7. We would like to point out that our liability insurer only insures the risk of damage to items taken over for subcontracting, which are handed over to us by clients for further processing, up to an amount of € 50,000.00. We do not have any insurance that provides higher amounts of coverage. Such insurance is generally not offered. We are therefore liable for damage caused to such items by a maximum of €50,000.00.
8. We are not liable for information provided by the customer or a third party or for the quality of goods that are delivered by the customer or by a third party on his behalf.
9. The customer indemnifies us against third-party claims that they assert against us based on the goods placed on the market by the customer, regardless of the legal reason.
§ 7 Statute of limitations
1. Claims by the customer for subsequent performance due to defects in the delivery item expire in one year. The customer's claims for supplementary performance due to defects according to § 438 Paragraph 1 No. 2 German Civil Code (Bürgerliches Gesetzbuch – BGB) and § 634a Paragraph 1 No. 2 German Civil Code (Bürgerliches Gesetzbuch – BGB) remain unaffected.
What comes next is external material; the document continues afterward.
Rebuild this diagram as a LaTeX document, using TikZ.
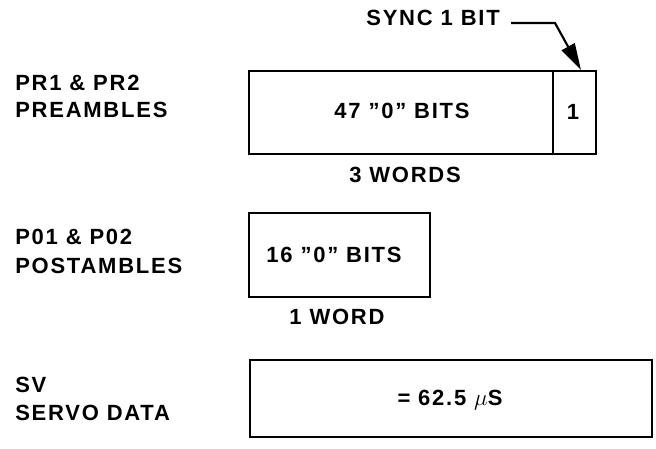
\documentclass[tikz,border=0pt]{standalone}
\usepackage{fontspec}
\setmainfont{Liberation Sans}[LetterSpace=8]
\usetikzlibrary{arrows.meta}
\begin{document}
\begin{tikzpicture}[x=0.75pt,y=-0.75pt,
  lbl/.style={font=\bfseries\fontsize{16.5}{20}\selectfont, inner sep=0pt},
  ltext/.style={lbl, anchor=west, align=left},
  boxline/.style={line width=2.2pt},
]
\useasboundingbox (0,0) rectangle (656,449);
% row labels
\node[ltext] (l1a) at (15,83) {PR1 \& PR2};
\node[ltext] (l1b) at (15,110) {PREAMBLES};
\node[ltext] (l2a) at (15,237) {P01 \& P02};
\node[ltext] (l2b) at (15,266) {POSTAMBLES};
\node[ltext] (l3a) at (15,385) {SV};
\node[ltext] (l3b) at (15,413) {SERVO DATA};
% box 1
\draw[boxline] (249,71) rectangle (596,154);
\draw[line width=1.8pt] (553,71) -- (553,154);
\coordinate (b1top) at (581,70);
\node[lbl] (t1) at (402,111) {47 ''0'' BITS};
\node[lbl] (t2) at (573,112) {1};
\node[lbl] (t3) at (405,175) {3 WORDS};
% sync label
\node[lbl, anchor=east] (sync) at (500,18) {SYNC 1 BIT};
\coordinate (s1) at (511,23);
\coordinate (s2) at (555,23);
\draw[line width=1.6pt, -{Triangle[length=20pt,width=11pt]}] (s1) -- (s2) -- (b1top);
% box 2
\draw[boxline] (249,213) rectangle (430,297);
\node[lbl] (t4) at (334,255) {16 ''0'' BITS};
\node[lbl] (t5) at (337,317) {1 WORD};
% box 3
\draw[boxline] (250,360) rectangle (652,437);
\node[lbl] (t6) at (450,400) {= 62.5 $\mu$S};
\end{tikzpicture}
\end{document}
2. Other claims of the customer due to breaches of duty by us, in particular claims for damages (e.g. in the event of a breach of a supplementary performance obligation for which we are responsible) or claims from a guarantee, become statute-barred in one year. The right of the customer to withdraw from the contract due to a breach of duty for which we are responsible 5 and which is not due to a defect remains unaffected. Contrary to sentence 1, the statutory limitation periods apply to the following customer claims:
2.1 according to the German Product Liability Act (Produkthaftungsgesetz)as well as due to damage resulting from injury to life, limb, health or essential rights and obligations arising from the contract,
2.2 due to damage based on an intentional or grossly negligent breach of duty by us or our vicarious agents,
2.3 due to fraudulent concealment of a defect,
2.4 to reimbursement of expenses according to § 478 paragraph 2 German Civil Code (Bürgerliches Gesetzbuch – BGB).
3. The statutory provisions on the start of the limitation period, the suspension of expiry, the suspension and the new start of periods remain unaffected.
4. Our claims against the customer become time-barred in accordance with the statutory provisions.